Das muitas frases bíblicas, uma pelo menos sempre me provocou: “a verdade vos libertará” (Jo 8,32). Que verdade é esta capaz de libertar? Provavelmente não é aquela cujo pensamento está preso à coisa ou aos fatos, incapaz de transcender. Penso em Jesus ao falar do filho pródigo (Lc 15, 11-32). Jesus lança mão de uma parábola, para ilustrar uma realidade presente. Diante da falta de amor e arrependimento o Mestre apresenta alguns personagens que retratam a misericórdia e o pecado. Jesus apresenta uma teologia onde cujo centro é o amor, não qualquer amor, mas aquele que leva à beleza da vida. Quero esta teologia e, com Rubem Alves, posso dizer: “Quero uma teologia que esteja mais próxima da beleza do que da verdade, porque da visão da beleza surgem os amantes, mas com a verdade se acendem fogueiras”.

 

Santo Agostinho foi um dos primeiros pensadores cristãos a considerar a verdade sob o ponto de vista da razão e da fé. Em Verdadeira Religião entendia que a verdade habita a alma humana, porém não é ato puramente humano, é ação gratuita de Deus, puro ato de amor, sob o qual foram criadas todas as coisas: “ame e faça o que queres”, disse ele.
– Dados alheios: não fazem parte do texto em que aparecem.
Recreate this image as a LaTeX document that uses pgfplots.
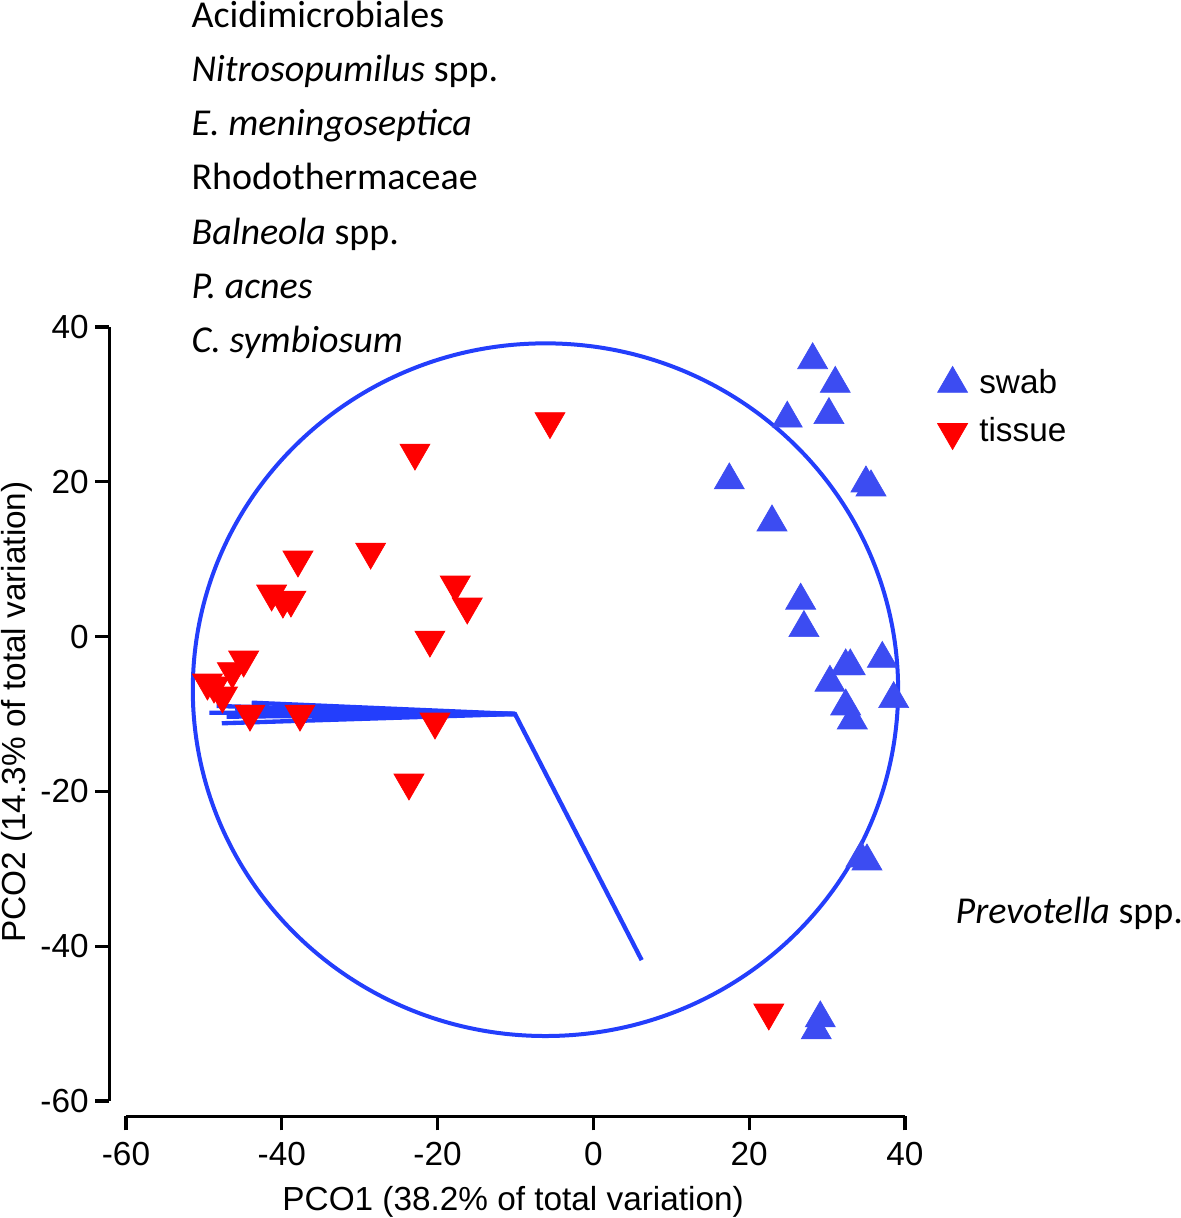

São Tomás de Aquino, retomando a filosofia aristotélica e considerando a reflexão agostiniana, pensou a verdade como igualdade entre o pensamento e a coisa. Porém, a exigência do intelecto, feito para a verdade, é mais do que pensar e dizer dos fatos. A verdade não é algo puramente racional, ela é preexistente e, por pura graça, foi plantada no coração da humanidade a fim de resplandecer a luz, como escreve em De Veritate.        

 

Quando adolescente, as narrativas da Bíblia me fascinavam, talvez porque se encaixavam ao que eu vivia. Apesar de me ver cheio de erros e propenso à mentiras, não o era; via nas coisas uma verdade que não era fruto da união entre intelecto e coisa, mas de fantasias provindas de estórias e histórias de fé. Eu imaginava outro mundo. Lembro-me Rubem Alves ao dizer que a criança vê as coisas como outras coisas. De fato. Quero um dia escrever algo sobre as grandes “mentiras” da Bíblia e suas repercussões éticas. Mentiras que, na perspectiva da Aletheia seriam um crime, mas sob a ótica da Emunah podem libertar.  

 

Voltando ao poeta indiano Rabindranath Tagore, em Pássaros Perdidos: “Se fechas a porta a todos os erros, também a verdade ficará de fora”. Eu diria: doce é a mentira de quem está condenado à verdade, no sentido mais “perfeito” do conceito.